Oleh: Muhammad Ruhiyat Haririe*
Semua hamba yang beriman tentu sangat senang
dengan kedatangan bulan yang luar biasa ini. Bahkan Rasulullah dan para sahabat
serta generasi salaf senantiasa menantikan bulan Ramadhan dan memohon untuk
menjadikan setiap bulan sebagai bulan Ramadhan. Kecintaan dan kerinduan
Rasulullah Saw kepada bulan Ramadhan terlihat dalam hadits yang diriwayatkan
dari sahabat Anas bin Malik ra dalam Musnad Ahmad dan Sunan Baihaqi:
كَانَ النَّبِيُّ صَلَّى اللهُ
عَلَيْهِ وَسَلَّمَ إِذَا دَخَلَ رَجَبٌ، قَالَ: اَللَّهُمَّ بَارِكْ لَنَا فِي
رَجَبٍ، وَشَعْبَانَ، وَبَلِّغْنَا رَمَضَان
“Ketika Nabi saw memasuki bulan Rajab, beliau
mengucapkan; Ya Allah berkahilah kami di bulan Rajab dan Sya’ban dan
sampaikanlah kami kepada bulan Ramadhan.”

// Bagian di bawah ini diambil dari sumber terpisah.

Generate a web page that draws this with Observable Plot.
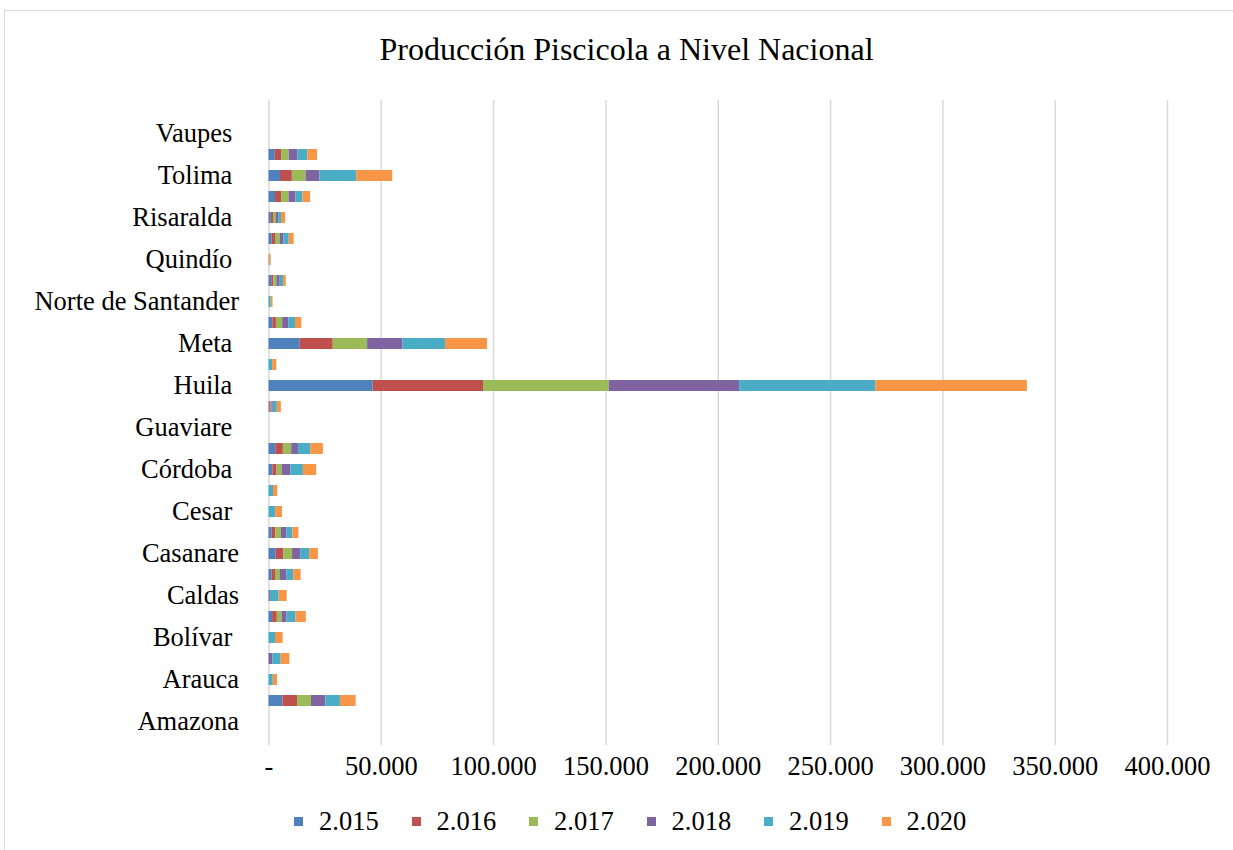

Ramadhan tentu bukan sebuah hal yang remeh,
ianya memiliki sejarah yang panjang dan berharga untuk kemudian dikaji oleh
setiap muslim yang hidup di atas muka bumi ini. Salah satu yang paling utama
dan luar biasa dari bulan Ramadhan adalah puasa. Sebagaimana firman Allah Swt
dalam Al-Quran:
﴿يَا أَيُّهَا الَّذِينَ آمَنُوا كُتِبَ عَلَيْكُمُ
الصِّيَامُ كَمَا كُتِبَ عَلَى الَّذِينَ مِنْ قَبْلِكُمْ لَعَلَّكُمْ تَتَّقُونَ﴾ {سورة البقرة : 183}
“Wahai orang-orang yang beriman, diwajibkan
atas kalian untuk berpuasa (di bulan Ramadhan) sebagaimana kami wajibkan atas
umat-umat sebelum kalian agar kalian menjadi orang yang bertaqwa.” (Al Baqarah:
183)
Lalu korelasi apa yang terhubung antara
Ramadhan berserta seluruh rangkaian ibadahnya dengan tauhid kita kepada Allah Swt?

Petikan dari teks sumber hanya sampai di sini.